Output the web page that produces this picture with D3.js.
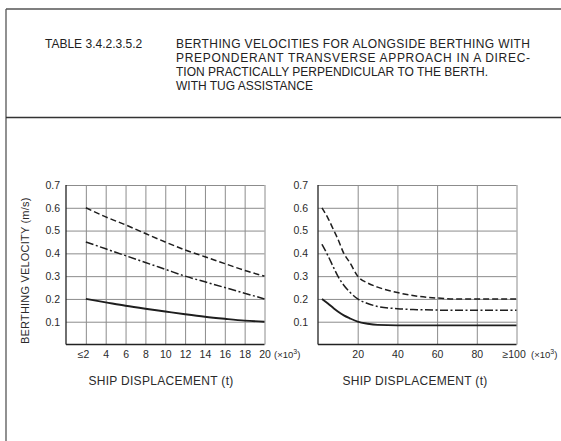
<!DOCTYPE html>
<html>
<head>
<meta charset="utf-8">
<script src="https://cdn.jsdelivr.net/npm/d3@7"></script>
<style>
  body { margin: 0; background: #fff; }
  svg { display: block; font-family: "Liberation Sans", Arial, sans-serif; }
  .grid line { stroke: #8c8c8c; stroke-width: 1; }
  .grid path { display: none; }
  .tk text { fill: #2a2a2a; font-size: 10.5px; }
  .tk path, .tk line { display: none; }
</style>
</head>
<body>
<div id="chart"></div>
<script>
// header text
const tableNo = "TABLE 3.4.2.3.5.2";
const titleLines = [
  "BERTHING VELOCITIES FOR ALONGSIDE BERTHING WITH",
  "PREPONDERANT TRANSVERSE APPROACH IN A DIREC-",
  "TION PRACTICALLY PERPENDICULAR TO THE BERTH.",
  "WITH TUG ASSISTANCE"
];

// velocity ticks (m/s)
const yTicks = [0.1, 0.2, 0.3, 0.4, 0.5, 0.6, 0.7];

// left panel: displacement 2..20 (x10^3 t)
const leftTicks = [2, 4, 6, 8, 10, 12, 14, 16, 18, 20];
const leftX = [2, 4, 6, 8, 10, 12, 14, 16, 18, 20];
const leftDashed = [0.60, 0.56, 0.525, 0.487, 0.45, 0.415, 0.385, 0.355, 0.325, 0.30];
const leftDashDot = [0.45, 0.42, 0.39, 0.36, 0.33, 0.30, 0.275, 0.25, 0.225, 0.20];
const leftSolid = [0.20, 0.185, 0.17, 0.157, 0.145, 0.133, 0.122, 0.113, 0.105, 0.10];

// right panel: displacement 0..100 (x10^3 t)
const rightTicks = [20, 40, 60, 80, 100];
const rightX = [2, 5, 8, 10, 13, 16, 20, 25, 30, 40, 50, 60, 70, 80, 90, 100];
const rightDashed = [0.60, 0.555, 0.50, 0.463, 0.40, 0.36, 0.30, 0.27, 0.252, 0.228, 0.212, 0.204, 0.20, 0.20, 0.20, 0.20];
const rightDashDot = [0.44, 0.39, 0.335, 0.30, 0.26, 0.23, 0.20, 0.18, 0.167, 0.157, 0.153, 0.151, 0.15, 0.15, 0.15, 0.15];
const rightSolid = [0.20, 0.18, 0.158, 0.145, 0.128, 0.115, 0.10, 0.091, 0.086, 0.084, 0.084, 0.084, 0.084, 0.084, 0.084, 0.084];

const svg = d3.select("#chart").append("svg")
    .attr("width", 561)
    .attr("height", 441);

svg.append("rect").attr("width", 561).attr("height", 441).attr("fill", "#fff");

// frame of the table
svg.append("line").attr("x1", 6).attr("x2", 561).attr("y1", 9).attr("y2", 9)
    .attr("stroke", "#555").attr("stroke-width", 1.3);
svg.append("line").attr("x1", 6).attr("x2", 6).attr("y1", 9).attr("y2", 441)
    .attr("stroke", "#555").attr("stroke-width", 1.3);
svg.append("line").attr("x1", 6).attr("x2", 561).attr("y1", 117.5).attr("y2", 117.5)
    .attr("stroke", "#333").attr("stroke-width", 1.6);

svg.append("text")
    .attr("x", 45).attr("y", 47.5)
    .attr("font-size", "12px").attr("fill", "#222")
    .text(tableNo);

titleLines.forEach((t, i) => {
    const txt = svg.append("text")
        .attr("x", 176).attr("y", 47.5 + i * 14.2)
        .attr("font-size", "12px").attr("fill", "#222")
        .text(t);
    if (i < 2) txt.attr("textLength", 354).attr("lengthAdjust", "spacing");
});

const y = d3.scaleLinear().domain([0, 0.7]).range([344.5, 185]);

const series = [
    { key: "dashed", dash: "6,3", width: 1.5 },
    { key: "dashdot", dash: "8,2.5,2,2.5", width: 1.5 },
    { key: "solid", dash: null, width: 1.9 }
];

function panel(opts) {
    const x = d3.scaleLinear().domain(opts.domain).range(opts.range);
    const g = svg.append("g");
    const top = y(0.7), bottom = y(0);

    // grid
    g.append("g").attr("class", "grid")
        .attr("transform", `translate(0,${bottom})`)
        .call(d3.axisBottom(x).tickValues(opts.ticks).tickSize(-(bottom - top)).tickFormat(""));
    g.append("g").attr("class", "grid")
        .attr("transform", `translate(${opts.range[0]},0)`)
        .call(d3.axisLeft(y).tickValues(yTicks).tickSize(-(opts.range[1] - opts.range[0])).tickFormat(""));

    // axes lines
    g.append("line").attr("x1", opts.range[0]).attr("x2", opts.range[0])
        .attr("y1", top).attr("y2", bottom).attr("stroke", "#222").attr("stroke-width", 1.3);
    g.append("line").attr("x1", opts.range[0]).attr("x2", opts.range[1])
        .attr("y1", bottom).attr("y2", bottom).attr("stroke", "#222").attr("stroke-width", 1.3);

    // tick labels
    g.append("g").attr("class", "tk")
        .attr("transform", `translate(${opts.range[0]},0)`)
        .call(d3.axisLeft(y).tickValues(yTicks).tickSize(0).tickPadding(opts.yPad).tickFormat(d3.format(".1f")));

    const xa = g.append("g").attr("class", "tk")
        .attr("transform", `translate(0,${bottom})`)
        .call(d3.axisBottom(x).tickValues(opts.ticks).tickSize(0).tickPadding(6));
    xa.selectAll("text").each(function(d) {
        const pre = opts.prefix[d];
        if (!pre) return;
        const t = d3.select(this);
        const w = this.getComputedTextLength();
        t.text(pre + d).attr("text-anchor", "end").attr("x", w / 2);
    });

    const unit = svg.append("text")
        .attr("x", opts.unitX).attr("y", 358)
        .attr("font-size", "9.5px").attr("fill", "#2a2a2a");
    unit.append("tspan").text("(×10");
    unit.append("tspan").attr("dy", -4).attr("font-size", "7px").text("3");
    unit.append("tspan").attr("dy", 4).text(")");

    svg.append("text")
        .attr("x", opts.titleX).attr("y", 385)
        .attr("text-anchor", "middle")
        .attr("font-size", "12px").attr("letter-spacing", "0.3px").attr("fill", "#2a2a2a")
        .text("SHIP DISPLACEMENT (t)");

    // curves
    const line = d3.line().curve(d3.curveMonotoneX)
        .x(d => x(d[0])).y(d => y(d[1]));
    opts.data.forEach((vals, i) => {
        const s = series[i];
        g.append("path")
            .datum(opts.xs.map((v, j) => [v, vals[j]]))
            .attr("fill", "none")
            .attr("stroke", "#1e1e1e")
            .attr("stroke-width", s.width)
            .attr("stroke-dasharray", s.dash)
            .attr("d", line);
    });
}

panel({
    domain: [0, 20], range: [66, 264.5], ticks: leftTicks, yPad: 6,
    prefix: { 2: "≤" }, unitX: 274, titleX: 161,
    xs: leftX, data: [leftDashed, leftDashDot, leftSolid]
});

panel({
    domain: [0, 100], range: [318, 516.5], ticks: rightTicks, yPad: 10,
    prefix: { 100: "≥" }, unitX: 531, titleX: 415,
    xs: rightX, data: [rightDashed, rightDashDot, rightSolid]
});

// y axis title (left panel only)
svg.append("text")
    .attr("transform", `translate(29,${(y(0) + y(0.7)) / 2 + 6}) rotate(-90)`)
    .attr("text-anchor", "middle")
    .attr("font-size", "11px").attr("letter-spacing", "0.2px").attr("fill", "#2a2a2a")
    .text("BERTHING VELOCITY (m/s)");
</script>
</body>
</html>
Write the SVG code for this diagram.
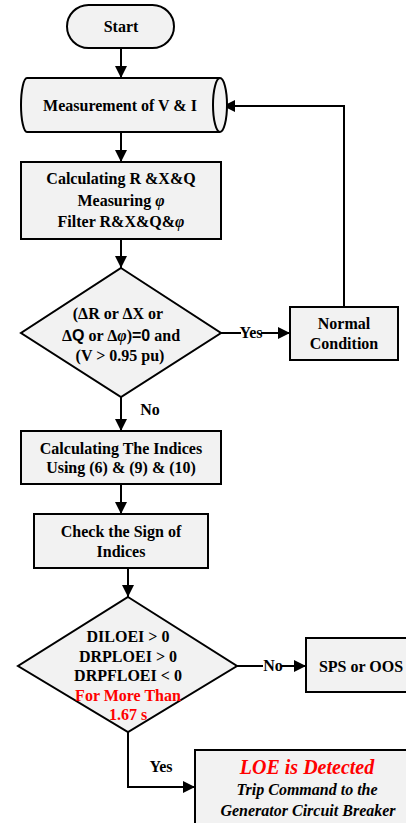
<svg xmlns="http://www.w3.org/2000/svg" width="406" height="823" viewBox="0 0 406 823">
<defs>
<style>
.n{fill:#f2f2f2;stroke:#000;stroke-width:2}
.c{fill:none;stroke:#000;stroke-width:2}
text{font-family:"Liberation Serif","Times New Roman",serif;font-weight:bold;font-size:16px;fill:#000;text-anchor:middle}
.red{fill:#ff0000}
.it{font-style:italic}
.sans{font-family:"Liberation Sans",Arial,sans-serif}
</style>
<marker id="ah" markerUnits="userSpaceOnUse" markerWidth="12" markerHeight="12" refX="12" refY="6" orient="auto">
<path d="M0,0 L12,6 L0,12 Z" fill="#000"/>
</marker>
</defs>
<rect width="406" height="823" fill="#fff"/>

<g id="connectors">
<path class="c" d="M121,48 V78" marker-end="url(#ah)"/>
<path class="c" d="M121,132 V162" marker-end="url(#ah)"/>
<path class="c" d="M121,239 V268" marker-end="url(#ah)"/>
<path class="c" d="M221,333 H241"/>
<path class="c" d="M261,333 H290" marker-end="url(#ah)"/>
<text x="251" y="338">Yes</text>
<path class="c" d="M344,307 V106 H223" marker-end="url(#ah)"/>
<path class="c" d="M121,397 V431" marker-end="url(#ah)"/>
<text x="150" y="415">No</text>
<path class="c" d="M121,484 V514" marker-end="url(#ah)"/>
<path class="c" d="M128,568 V597" marker-end="url(#ah)"/>
<path class="c" d="M237,666 H263"/>
<path class="c" d="M281,666 H306" marker-end="url(#ah)"/>
<text x="273" y="671">No</text>
<path class="c" d="M128,732 V787 H195" marker-end="url(#ah)"/>
<text x="161" y="772">Yes</text>
</g>

<g id="start">
<rect class="n" x="67" y="5" width="107" height="43" rx="21.5"/>
<text x="121" y="32">Start</text>
</g>

<g id="measurement">
<path class="n" d="M27,78 H220 A7,27 0 0 1 220,132 H27 A6,27 0 0 1 27,78 Z"/>
<path class="c" d="M220,78 A7,27 0 0 0 220,132"/>
<text x="120" y="111">Measurement of V &amp; I</text>
</g>

<g id="calc">
<rect class="n" x="21" y="162" width="200" height="77"/>
<text x="121" y="184">Calculating R &amp;X&amp;Q</text>
<text x="121" y="205.5">Measuring <tspan class="it">φ</tspan></text>
<text x="121" y="227">Filter R&amp;X&amp;Q&amp;<tspan class="it">φ</tspan></text>
</g>

<g id="decision1">
<path class="n" d="M121,268 L221,333 L121,397 L21,333 Z"/>
<text x="118" y="318.5">(ΔR or ΔX or</text>
<text x="121" y="340.5">Δ<tspan class="sans">Q</tspan> or Δ<tspan class="it">φ</tspan>)<tspan class="sans">=0</tspan> and</text>
<text x="120" y="361">(V &gt; 0.95 pu)</text>
</g>

<g id="normal">
<rect class="n" x="290" y="307" width="108" height="53"/>
<text x="344" y="329">Normal</text>
<text x="344" y="348.5">Condition</text>
</g>

<g id="indices">
<rect class="n" x="21" y="431" width="200" height="53"/>
<text x="121" y="454">Calculating The Indices</text>
<text x="121" y="473">Using (6) &amp; (9) &amp; (10)</text>
</g>

<g id="check">
<rect class="n" x="34" y="514" width="174" height="54"/>
<text x="121" y="537">Check the Sign of</text>
<text x="121" y="557">Indices</text>
</g>

<g id="decision2">
<path class="n" d="M128,597 L237,666 L128,732 L18,666 Z"/>
<text x="128" y="642">DILOEI &gt; 0</text>
<text x="128" y="661.5">DRPLOEI &gt; 0</text>
<text x="128" y="681">DRPFLOEI &lt; 0</text>
<text class="red" x="128" y="700.5">For More Than</text>
<text class="red" x="128" y="720">1.67 s</text>
</g>

<g id="sps">
<rect class="n" x="306" y="638" width="112" height="54"/>
<text x="361" y="672">SPS or OOS</text>
</g>

<g id="loe">
<rect class="n" x="195" y="750" width="225" height="90"/>
<text class="it red" x="307" y="774" style="font-size:20px">LOE is Detected</text>
<text class="it" x="307" y="795">Trip Command to the</text>
<text class="it" x="308" y="816">Generator Circuit Breaker</text>
</g>
</svg>
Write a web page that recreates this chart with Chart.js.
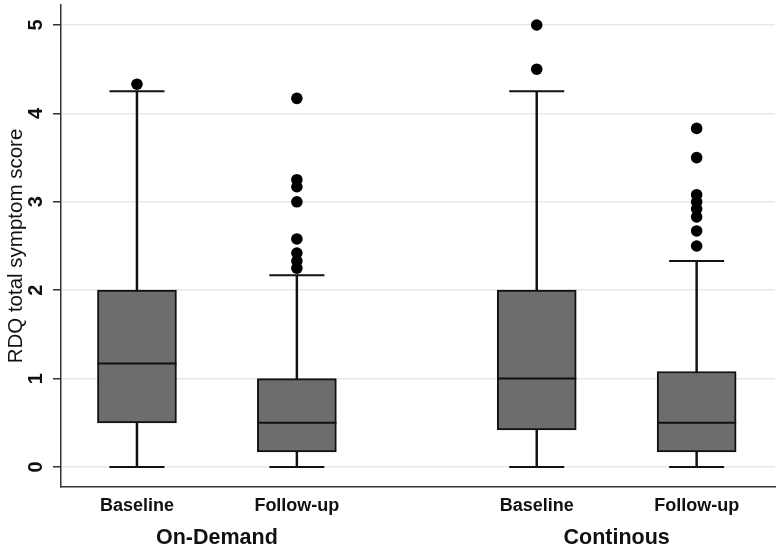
<!DOCTYPE html>
<html>
<head>
<meta charset="utf-8">
<script src="https://cdn.jsdelivr.net/npm/chart.js@4.4.0/dist/chart.umd.min.js"></script>
<style>
    body { margin: 0; background: #fff; }
    #wrap { width: 780px; height: 550px; }
</style>
</head>
<body>
<div id="wrap"><canvas id="rdqChart"></canvas></div>
<script>
// Box plot summary values
const groups = ['On-Demand', 'Continous'];
const visits = ['Baseline', 'Follow-up', 'Baseline', 'Follow-up'];
const lowWhisker = [0, 0, 0, 0];
const q1 = [0.5, 0.17, 0.42, 0.17];
const median = [1.17, 0.5, 1.0, 0.5];
const q3 = [2.0, 1.0, 2.0, 1.08];
const highWhisker = [4.25, 2.17, 4.25, 2.33];
const outliers = [
    [4.33],
    [4.17, 3.25, 3.17, 3.0, 2.58, 2.42, 2.33, 2.25],
    [5.0, 4.5],
    [3.83, 3.5, 3.08, 3.0, 2.92, 2.83, 2.67, 2.5],
];
const yTicks = [0, 1, 2, 3, 4, 5];

// two boxes per group, wider gap between groups
const boxX = visits.map((v, i) => Math.floor(i / 2) * 2.5 + (i % 2));
const groupX = groups.map((g, i) => i * 2.5 + 0.5);
const X_MIN = -0.475, X_MAX = 3.99;

const font = 'Liberation Sans, Arial, sans-serif';
const ink = '#111';

// drop the extra edge padding Chart.js reserves for tick labels
function noEdgePadding(scale) {
    scale.paddingTop = 0;
    scale.paddingBottom = 0;
    scale.paddingLeft = 0;
    scale.paddingRight = 0;
}

const ctx = document.getElementById('rdqChart').getContext('2d');
const rdqChart = new Chart(ctx, {
    type: 'scatter',
    data: {
        datasets: [
            {
                label: 'Outliers',
                data: outliers.flatMap((vals, i) => vals.map(v => ({ x: boxX[i], y: v }))),
                pointStyle: 'circle',
                radius: 5.8,
                backgroundColor: '#000',
                borderWidth: 0,
                order: 0,
            },
            {
                label: 'Median',
                data: median.map((v, i) => ({ x: boxX[i], y: v })),
                pointStyle: 'line',
                radius: 39.5,
                borderColor: ink,
                borderWidth: 2,
                order: 1,
            },
            {
                label: 'Caps',
                data: lowWhisker.map((v, i) => ({ x: boxX[i], y: v }))
                    .concat(highWhisker.map((v, i) => ({ x: boxX[i], y: v }))),
                pointStyle: 'line',
                radius: 27.5,
                borderColor: ink,
                borderWidth: 2,
                order: 2,
            },
            {
                type: 'bar',
                label: 'Box',
                data: q1.map((v, i) => ({ x: boxX[i], y: [v, q3[i]] })),
                backgroundColor: '#6d6d6d',
                borderColor: ink,
                borderWidth: 2,
                borderSkipped: false,
                barThickness: 79,
                grouped: false,
                order: 3,
            },
            {
                type: 'bar',
                label: 'Whisker',
                data: lowWhisker.map((v, i) => ({ x: boxX[i], y: [v, highWhisker[i]] })),
                backgroundColor: ink,
                borderWidth: 0,
                barThickness: 1.8,
                grouped: false,
                order: 4,
            },
        ]
    },
    options: {
        responsive: true,
        maintainAspectRatio: false,
        animation: false,
        events: [],
        layout: {
            autoPadding: false,
            padding: { top: 5, right: 5, left: 0, bottom: 0 },
        },
        scales: {
            x: {
                type: 'linear',
                position: 'bottom',
                weight: 0,
                min: X_MIN,
                max: X_MAX,
                offset: false,
                afterBuildTicks: scale => { scale.ticks = boxX.map(v => ({ value: v })); },
                afterFit: scale => { scale.height = 32; noEdgePadding(scale); },
                grid: { display: false, drawTicks: false },
                border: { display: true, color: '#333', width: 1.5 },
                ticks: {
                    autoSkip: false,
                    maxRotation: 0,
                    padding: 8,
                    color: ink,
                    font: { family: font, size: 18, weight: 'bold' },
                    callback: (value, index) => visits[index],
                },
            },
            x2: {
                type: 'linear',
                position: 'bottom',
                weight: 1,
                min: X_MIN,
                max: X_MAX,
                offset: false,
                afterBuildTicks: scale => { scale.ticks = groupX.map(v => ({ value: v })); },
                afterFit: scale => { scale.height = 31; noEdgePadding(scale); },
                grid: { display: false, drawTicks: false },
                border: { display: false },
                ticks: {
                    autoSkip: false,
                    maxRotation: 0,
                    padding: 6,
                    color: ink,
                    font: { family: font, size: 21.5, weight: 'bold' },
                    callback: (value, index) => groups[index],
                },
            },
            y: {
                min: -0.226,
                max: 5.226,
                afterBuildTicks: scale => { scale.ticks = yTicks.map(v => ({ value: v })); },
                afterFit: scale => { scale.width = 61; noEdgePadding(scale); },
                grid: {
                    color: '#e8e8e8',
                    lineWidth: 1.5,
                    tickColor: '#333',
                    tickLength: 8,
                    tickWidth: 1.5,
                },
                border: { display: true, color: '#333', width: 1.5 },
                ticks: {
                    minRotation: 90,
                    maxRotation: 90,
                    crossAlign: 'center',
                    padding: 11,
                    color: ink,
                    font: { family: font, size: 20, weight: 'bold' },
                },
                title: {
                    display: true,
                    text: 'RDQ total symptom score',
                    color: ink,
                    padding: { top: 4, bottom: 0 },
                    font: { family: font, size: 20.5 },
                },
            },
        },
        plugins: {
            legend: { display: false },
            tooltip: { enabled: false },
        },
    },
});
</script>
</body>
</html>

### DIRECTION
Copy only the part of the records that runs from the first line to the line with "0.113, 0.105, 0.10];", ends included, leaving pictures out.

### EXPECTED OUTPUT
Output the web page that produces this picture with D3.js.
<!DOCTYPE html>
<html>
<head>
<meta charset="utf-8">
<script src="https://cdn.jsdelivr.net/npm/d3@7"></script>
<style>
  body { margin: 0; background: #fff; }
  svg { display: block; font-family: "Liberation Sans", Arial, sans-serif; }
  .grid line { stroke: #8c8c8c; stroke-width: 1; }
  .grid path { display: none; }
  .tk text { fill: #2a2a2a; font-size: 10.5px; }
  .tk path, .tk line { display: none; }
</style>
</head>
<body>
<div id="chart"></div>
<script>
// header text
const tableNo = "TABLE 3.4.2.3.5.2";
const titleLines = [
  "BERTHING VELOCITIES FOR ALONGSIDE BERTHING WITH",
  "PREPONDERANT TRANSVERSE APPROACH IN A DIREC-",
  "TION PRACTICALLY PERPENDICULAR TO THE BERTH.",
  "WITH TUG ASSISTANCE"
];

// velocity ticks (m/s)
const yTicks = [0.1, 0.2, 0.3, 0.4, 0.5, 0.6, 0.7];

// left panel: displacement 2..20 (x10^3 t)
const leftTicks = [2, 4, 6, 8, 10, 12, 14, 16, 18, 20];
const leftX = [2, 4, 6, 8, 10, 12, 14, 16, 18, 20];
const leftDashed = [0.60, 0.56, 0.525, 0.487, 0.45, 0.415, 0.385, 0.355, 0.325, 0.30];
const leftDashDot = [0.45, 0.42, 0.39, 0.36, 0.33, 0.30, 0.275, 0.25, 0.225, 0.20];
const leftSolid = [0.20, 0.185, 0.17, 0.157, 0.145, 0.133, 0.122, 0.113, 0.105, 0.10];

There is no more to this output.